- Folha de S. Paulo
Como a maioria dos brasileiros, assisti, domingo passado, pela televisão, à votação, na Câmara dos Deputados, do processo de impeachment contra a presidente Dilma Rousseff. Ao contrário do que, desonestamente, procurara afirmar José Eduardo Cardozo, advogado-geral da União, não se tratava de julgar a presidente e, sim, de admitir ou não o cabimento legal do processo de impeachment contra ela, o que finalmente foi aceito após uma discurseira que começou às 14h daquele dia e terminou depois da meia-noite. O processo agora se encontra no Senado, onde, só então, o impedimento da presidente será aceito ou não. Mas, naquela mesma madrugada, mal terminara a votação, já estava na televisão o advogado Cardozo "demonstrando" que o pedido de impeachment não tem cabimento.
Confesso que há muitos anos não assistia a um espetáculo tão constrangedor quanto foi o daquela noite, quando os deputados petistas e seus aliados procuravam demonstrar, sem qualquer argumento plausível, que se tratava de um golpe contra a democracia brasileira. Referiam-se a Dilma e a si mesmos como exemplos de defensores da democracia burguesa contra a qual, pelo menos da boca para fora, sempre batalharam. Não me consta que esse seja o regime social com que sonham o PCdoB, o PSOL e o PT. Mas na hora de livrar o próprio pescoço, vale tudo.

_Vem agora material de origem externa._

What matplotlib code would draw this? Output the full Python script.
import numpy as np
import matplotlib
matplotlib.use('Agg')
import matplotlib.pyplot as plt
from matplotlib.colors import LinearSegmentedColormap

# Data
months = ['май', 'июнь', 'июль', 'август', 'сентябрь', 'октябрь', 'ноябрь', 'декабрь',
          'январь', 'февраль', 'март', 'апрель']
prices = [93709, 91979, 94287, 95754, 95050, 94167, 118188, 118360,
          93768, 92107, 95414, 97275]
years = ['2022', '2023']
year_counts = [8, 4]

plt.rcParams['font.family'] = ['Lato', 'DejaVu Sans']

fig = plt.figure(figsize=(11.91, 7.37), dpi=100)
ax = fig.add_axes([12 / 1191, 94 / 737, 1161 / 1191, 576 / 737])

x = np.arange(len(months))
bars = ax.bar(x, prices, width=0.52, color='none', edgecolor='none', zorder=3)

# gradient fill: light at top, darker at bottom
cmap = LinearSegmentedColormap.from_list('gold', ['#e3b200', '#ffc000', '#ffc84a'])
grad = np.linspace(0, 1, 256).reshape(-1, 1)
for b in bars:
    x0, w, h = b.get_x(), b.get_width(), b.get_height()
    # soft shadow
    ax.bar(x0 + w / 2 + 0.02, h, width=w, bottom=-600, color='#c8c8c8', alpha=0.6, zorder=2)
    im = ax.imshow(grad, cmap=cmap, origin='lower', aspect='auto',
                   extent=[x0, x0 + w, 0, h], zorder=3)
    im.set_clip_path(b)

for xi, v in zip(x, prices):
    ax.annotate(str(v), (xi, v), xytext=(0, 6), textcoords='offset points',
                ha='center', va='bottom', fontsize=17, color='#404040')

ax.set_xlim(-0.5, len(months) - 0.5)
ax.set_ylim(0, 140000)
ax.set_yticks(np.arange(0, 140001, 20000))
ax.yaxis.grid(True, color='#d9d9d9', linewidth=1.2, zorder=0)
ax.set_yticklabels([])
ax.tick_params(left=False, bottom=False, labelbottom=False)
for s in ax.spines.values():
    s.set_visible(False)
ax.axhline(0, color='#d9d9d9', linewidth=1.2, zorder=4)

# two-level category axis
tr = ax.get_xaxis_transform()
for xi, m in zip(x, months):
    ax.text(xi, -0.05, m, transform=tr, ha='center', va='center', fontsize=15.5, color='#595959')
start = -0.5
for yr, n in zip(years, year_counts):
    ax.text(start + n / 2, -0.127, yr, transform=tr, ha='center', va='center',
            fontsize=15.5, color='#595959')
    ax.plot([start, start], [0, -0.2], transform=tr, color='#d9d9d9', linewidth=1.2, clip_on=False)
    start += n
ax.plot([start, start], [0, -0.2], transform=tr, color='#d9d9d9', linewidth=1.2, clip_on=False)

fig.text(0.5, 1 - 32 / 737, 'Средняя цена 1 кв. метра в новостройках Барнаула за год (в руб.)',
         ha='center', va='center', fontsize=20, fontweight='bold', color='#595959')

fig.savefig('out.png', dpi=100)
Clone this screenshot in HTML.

Na verdade, a presidente Dilma incorreu na prática de crime de responsabilidade ao usar o dinheiro de instituições sob controle do Tesouro Nacional para financiar projetos sociais que garantiriam sua reeleição em 2014.
Isso ficou provado mediante investigação feita pelos auditores técnicos do Tribunal de Contas da União (TCU), entre outubro e dezembro de 2014. Foi baseado nela que Hélio Bicudo, Miguel Reale Jr. e Janaina Paschoal deram início ao processo de impeachment contra Dilma, aprovado no último domingo pela Câmara Federal e agora entregue ao julgamento do Senado Federal. Não se trata, portanto, de nenhum golpe, de nenhum procedimento antidemocrático e, sim, pelo contrário, de uma ação que visa defender os princípios constitucionais do Estado brasileiro.

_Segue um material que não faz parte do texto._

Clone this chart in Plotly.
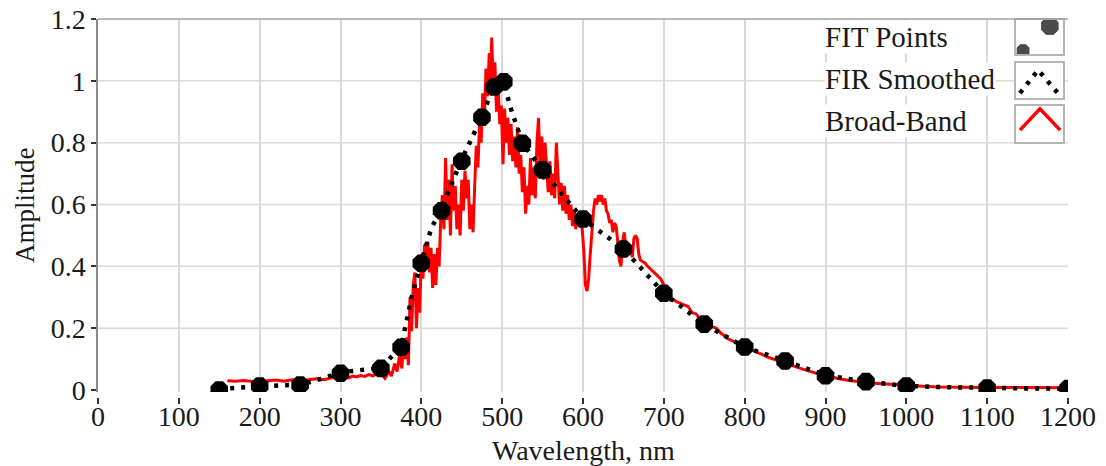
import plotly.graph_objects as go

# ---------------- data ----------------
fit_x = [150, 200, 250, 300, 350, 375, 400, 425, 450, 475, 490, 502, 525, 550,
         600, 650, 700, 750, 800, 850, 900, 950, 1000, 1100, 1200]
fit_y = [0.0, 0.013, 0.016, 0.054, 0.07, 0.138, 0.41, 0.58, 0.74, 0.882, 0.98, 0.997,
         0.798, 0.712, 0.553, 0.456, 0.313, 0.213, 0.139, 0.094, 0.046, 0.027, 0.013,
         0.006, 0.005]

fir_x = [150, 175, 200, 225, 250, 275, 300, 325, 350, 375, 388, 400, 412, 425, 450,
         475, 490, 502, 512, 525, 550, 575, 600, 625, 650, 675, 700, 750, 800, 850,
         900, 950, 1000, 1050, 1100, 1150, 1200]
fir_y = [0.004, 0.008, 0.013, 0.015, 0.017, 0.035, 0.057, 0.065, 0.072, 0.14, 0.30,
         0.415, 0.52, 0.59, 0.745, 0.885, 0.985, 0.99, 0.90, 0.80, 0.71, 0.63, 0.553,
         0.505, 0.456, 0.385, 0.313, 0.213, 0.139, 0.094, 0.048, 0.027, 0.013, 0.009,
         0.006, 0.005, 0.004]

bb_x = [160, 170, 180, 190, 200, 210, 220, 230, 240, 250, 260, 270, 280, 290, 300,
        305, 310, 315, 320, 325, 330, 335, 340, 345, 350, 355, 360, 363, 367, 370,
        373, 376, 378,
        380, 382, 384, 386, 388, 390, 392, 394, 396, 398, 400, 402, 404, 406, 408,
        410, 412, 414, 416, 418, 420, 422, 424, 426, 428, 430, 432, 434, 436, 438,
        440, 442, 444, 446, 448, 450, 452, 454, 456, 458, 460, 462, 464, 466, 468,
        470, 472, 474, 476, 478, 480, 482, 484, 486, 487, 489, 491, 493, 495, 497,
        499, 501, 503, 505, 507, 509, 511, 513, 515, 517, 519, 521, 523, 525, 527,
        529, 531, 533, 535, 537, 539, 541, 543, 545, 547, 549, 551, 553, 555, 557,
        559, 561, 563, 565, 567, 569, 571, 573, 575, 577, 579, 581, 583, 585, 587,
        589, 591, 593, 595, 597, 599, 601, 603, 605, 607, 609, 611, 613, 615, 617,
        619, 621, 623, 625, 627, 629, 631, 633, 635, 637, 639, 641, 643, 645, 647,
        649, 651, 653, 655, 657, 659, 661, 663, 665, 667, 669, 671, 674, 677, 680,
        684, 688, 692, 696, 700, 704, 708, 712, 716, 720, 725, 730, 735, 740, 745,
        750, 755, 760, 765, 770, 775, 780, 790, 800, 810, 820, 830, 840, 850, 860,
        870, 880, 890, 900, 910, 920, 930, 940, 950, 960, 970, 980, 990, 1000, 1020,
        1040, 1060, 1080, 1100, 1150, 1195]
bb_y = [0.030, 0.028, 0.031, 0.027, 0.025, 0.030, 0.032, 0.028, 0.033, 0.030, 0.034,
        0.036, 0.033, 0.040, 0.038,
        0.043, 0.039, 0.045, 0.042, 0.047, 0.044, 0.050, 0.046, 0.052, 0.055, 0.038,
        0.060, 0.045, 0.085, 0.060, 0.110, 0.070, 0.160,
        0.10, 0.17, 0.08, 0.30, 0.19, 0.34, 0.38, 0.20, 0.33, 0.25, 0.44, 0.36, 0.47,
        0.40, 0.48, 0.38, 0.46, 0.33, 0.44, 0.34, 0.46, 0.40, 0.55, 0.63, 0.52, 0.75,
        0.55, 0.68, 0.50, 0.73, 0.58, 0.66, 0.52, 0.60, 0.50, 0.68, 0.58, 0.71, 0.62,
        0.68, 0.52, 0.60, 0.51, 0.66, 0.79, 0.72, 0.86, 0.80, 0.96, 0.88, 1.04, 0.95,
        1.09, 0.98, 1.14, 0.99, 1.06, 0.90, 0.98, 0.86, 0.92, 0.73, 0.91, 0.80, 0.88,
        0.76, 0.86, 0.74, 0.82, 0.72, 0.85, 0.70, 0.76, 0.64, 0.72, 0.57, 0.66, 0.60,
        0.75, 0.63, 0.72, 0.62, 0.80, 0.88, 0.70, 0.82, 0.68, 0.80, 0.70, 0.64, 0.74,
        0.63, 0.70, 0.62, 0.80, 0.70, 0.60, 0.67, 0.58, 0.66, 0.57, 0.63, 0.55, 0.60,
        0.53, 0.58, 0.52, 0.57, 0.53, 0.55, 0.52, 0.45, 0.34, 0.32, 0.36, 0.44, 0.52,
        0.58, 0.62, 0.60, 0.63, 0.61, 0.63, 0.60, 0.62, 0.58, 0.57, 0.54, 0.55, 0.51,
        0.54, 0.53, 0.48, 0.42, 0.40, 0.48, 0.51, 0.46, 0.47, 0.44, 0.45, 0.43, 0.49,
        0.50, 0.49, 0.44, 0.42, 0.415, 0.41, 0.40, 0.39, 0.38, 0.372, 0.36, 0.34,
        0.31, 0.29, 0.292, 0.285, 0.282, 0.275, 0.27, 0.25, 0.246, 0.23, 0.22, 0.215,
        0.205, 0.20, 0.185, 0.175, 0.165, 0.152, 0.140, 0.128, 0.115, 0.105, 0.096,
        0.088, 0.078, 0.069, 0.060, 0.053, 0.046, 0.040, 0.035, 0.031, 0.027, 0.024,
        0.022, 0.020, 0.018, 0.016, 0.015, 0.012, 0.010, 0.009, 0.009, 0.008, 0.008,
        0.007]

x_ticks = [0, 100, 200, 300, 400, 500, 600, 700, 800, 900, 1000, 1100, 1200]
y_ticks = [0, 0.2, 0.4, 0.6, 0.8, 1.0, 1.2]
y_tick_text = ["0", "0.2", "0.4", "0.6", "0.8", "1", "1.2"]
y_grid = [0.2, 0.4, 0.6, 0.8, 1.0]

x_title = "Wavelength, nm"
y_title = "Amplitude"
legend_names = ["FIT Points", "FIR Smoothed", "Broad-Band"]
# legend sample glyphs (in unit box coordinates)
glyph_pts_x = [0.15, 0.72]
glyph_pts_y = [0.10, 0.82]
glyph_fir_x = [0.085, 0.47, 0.89]
glyph_fir_y = [0.14, 0.80, 0.14]
glyph_bb_x = [0.085, 0.51, 0.94]
glyph_bb_y = [0.33, 0.92, 0.33]

FONT = "Liberation Serif"
TXT = "#1a1a1a"
GRID = "#dadada"

fig = go.Figure()

fig.add_trace(go.Scatter(x=bb_x, y=bb_y, mode="lines",
                         line=dict(color="#ff0000", width=3), name="Broad-Band"))
fig.add_trace(go.Scatter(x=fir_x, y=fir_y, mode="lines",
                         line=dict(color="black", width=4.5, dash="4px,7px"),
                         name="FIR Smoothed"))
fig.add_trace(go.Scatter(x=fit_x, y=fit_y, mode="markers",
                         marker=dict(symbol="octagon", size=19, color="black",
                                     line=dict(width=0)),
                         name="FIT Points"))

# legend insets
plot_l, plot_r = 98, 1068
plot_t, plot_b = 19, 397
W = plot_r - plot_l
H = plot_b - plot_t
box_x = [1016, 1063]
box_rows = [(20, 54), (63, 98), (106, 142)]
text_rows = [37, 79, 121]

glyphs = [
    go.Scatter(x=glyph_pts_x, y=glyph_pts_y, mode="markers",
               marker=dict(symbol="octagon", size=[15, 20], color="black")),
    go.Scatter(x=glyph_fir_x, y=glyph_fir_y, mode="lines",
               line=dict(color="black", width=4.5, dash="4px,7px")),
    go.Scatter(x=glyph_bb_x, y=glyph_bb_y, mode="lines",
               line=dict(color="#ff0000", width=3.5)),
]

layout_axes = {}
for i, (g, (top, bot)) in enumerate(zip(glyphs, box_rows)):
    n = i + 2
    g.update(xaxis=f"x{n}", yaxis=f"y{n}", showlegend=False, hoverinfo="skip")
    fig.add_trace(g)
    dom_x = [(box_x[0] - plot_l) / W, (box_x[1] - plot_l) / W]
    dom_y = [(plot_b - bot) / H, (plot_b - top) / H]
    common = dict(showgrid=False, zeroline=False, showticklabels=False, ticks="",
                  showline=True, mirror=True, linecolor="#b5b5b5", linewidth=1.5,
                  fixedrange=True, automargin=False)
    layout_axes[f"xaxis{n}"] = dict(domain=dom_x, range=[0, 1], anchor=f"y{n}", **common)
    layout_axes[f"yaxis{n}"] = dict(domain=dom_y, range=[0, 1], anchor=f"x{n}", **common)

fig.update_layout(**layout_axes)

for name, yc in zip(legend_names, text_rows):
    fig.add_annotation(x=(824 - plot_l) / W, y=(plot_b - yc) / H, xref="paper", yref="paper",
                       xanchor="left", yanchor="middle", text=name, showarrow=False,
                       font=dict(family=FONT, size=29, color=TXT),
                       bgcolor="white", borderpad=0)

# axis titles
fig.add_annotation(x=0.5, y=(plot_b - 450) / H, xref="paper", yref="paper",
                   xanchor="center", yanchor="middle", text=x_title, showarrow=False,
                   font=dict(family=FONT, size=28, color=TXT))
fig.add_annotation(x=(25 - plot_l) / W, y=(plot_b - 205) / H, xref="paper", yref="paper",
                   xanchor="center", yanchor="middle", text=y_title, showarrow=False,
                   textangle=-90, font=dict(family=FONT, size=27, color=TXT))

# horizontal grid lines and top frame
for gv in y_grid:
    fig.add_shape(type="line", xref="paper", yref="y", x0=0, x1=1, y0=gv, y1=gv,
                  line=dict(color=GRID, width=1.5), layer="below")
fig.add_shape(type="line", xref="paper", yref="paper", x0=0, x1=1, y0=1, y1=1,
              line=dict(color="#a0a0a0", width=1.5))

y_bottom_px = 392
fig.update_layout(
    width=1106, height=466,
    margin=dict(l=plot_l, r=1106 - plot_r, t=plot_t, b=466 - plot_b, pad=0),
    plot_bgcolor="white", paper_bgcolor="white",
    showlegend=False,
    font=dict(family=FONT, color=TXT),
    xaxis=dict(range=[0, 1200], tickvals=x_ticks, anchor="free", position=0,
               showline=False, ticks="outside", ticklen=6, tickwidth=1.5,
               tickcolor="#333", showgrid=True, gridcolor=GRID, gridwidth=1.5,
               zeroline=False, automargin=False, ticklabelstandoff=-12,
               tickfont=dict(family=FONT, size=28, color=TXT)),
    yaxis=dict(domain=[(plot_b - y_bottom_px) / H, 1],
               range=[-2 / 309, 1.2], tickvals=y_ticks, ticktext=y_tick_text,
               showline=True, linecolor="#8a8a8a", linewidth=1.5,
               ticks="outside", ticklen=5, tickwidth=1.5, tickcolor="#333",
               showgrid=False, zeroline=False, automargin=False,
               tickfont=dict(family=FONT, size=28, color=TXT)),
)

fig.write_html("out.html")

E daí a discurseira demagógica daquele domingo na Câmara Federal. Sem qualquer argumento de fato pertinente, os petistas (e os aliados que lhes sobraram) insistiam na tese falaciosa de que a presidente Dilma Rousseff estava sendo vítima de um golpe. Nenhum deles se atrevia de fato a expor suas razões, uma vez que aquelas afirmações eram destituídas de fundamento. Já no dia anterior, o advogado-geral da União tentara, no Supremo Tribunal Federal, anular o relatório do deputado Jovair Arantes e, consequentemente, o processo do impeachment, mas foi fragorosamente derrotado por oito votos a dois.

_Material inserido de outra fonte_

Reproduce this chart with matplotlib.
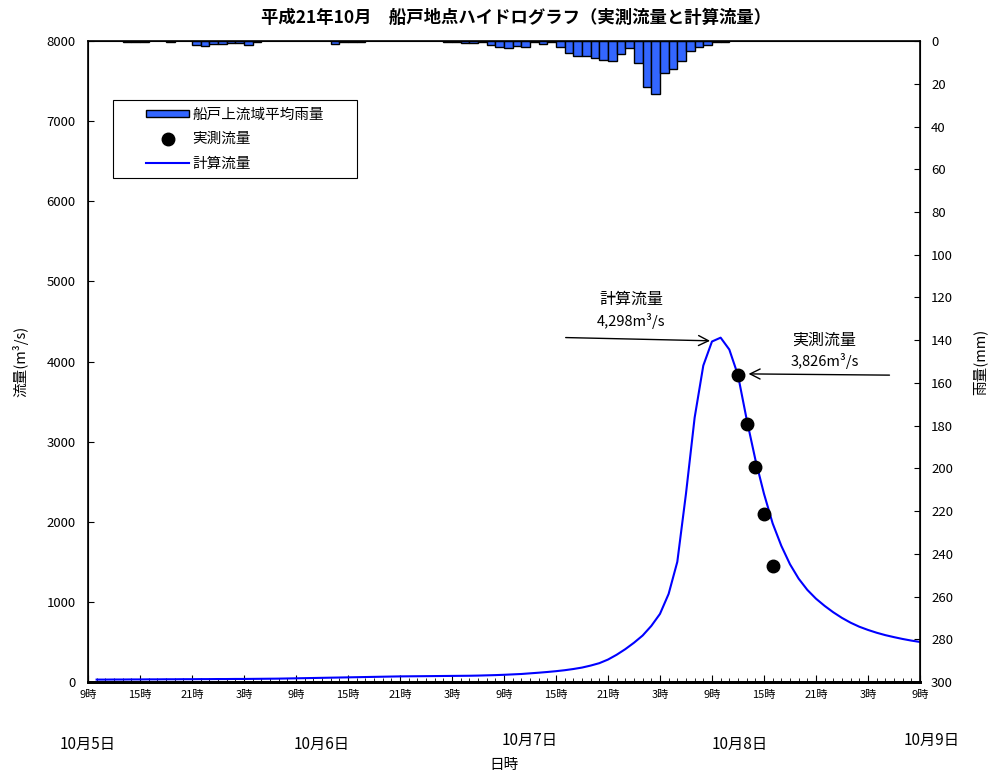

Assim, no mato sem cachorro, vendo os membros de sua base aliada passarem para o lado dos defensores do impeachment, o que lhes restava mesmo era o argumento do golpe. Enquanto isso, os opositores do governo Dilma -mesmo aqueles que foram seus aliados até a véspera- alegavam que, não apenas ela cometera crime de responsabilidade como, ao mesmo tempo, conduzira o país a uma crise econômica e política jamais vista.
A verdade é que, se por outra razão não fosse, Dilma Rousseff não tem condições de se manter presidente da República, uma vez que há tempos já não governa. De fato, ela e o PT encontram-se num beco sem saída, conforme se tem visto, desde que ela assumiu seu novo mandato presidencial.
Depois de mentir durante a campanha, teve que, ao tomar posse, admitir que deveria fazer, no plano da economia, o contrário do que prometera. Por isso chamou, para o ministério da Fazenda, Joaquim Levy, economista que pensa exatamente o contrário do que o PT e ela própria sempre defenderam. Resultado: diante da pressão dos petistas, teve o ministro que deixar o governo, agravando ainda mais a situação. Com isso, a inflação cresceu, o desemprego triplicou e o país parou de vez.
Resta a pergunta: independente de impeachment, convém ao país manter no governo uma presidente que já não governa? Com a palavra o Senado Federal.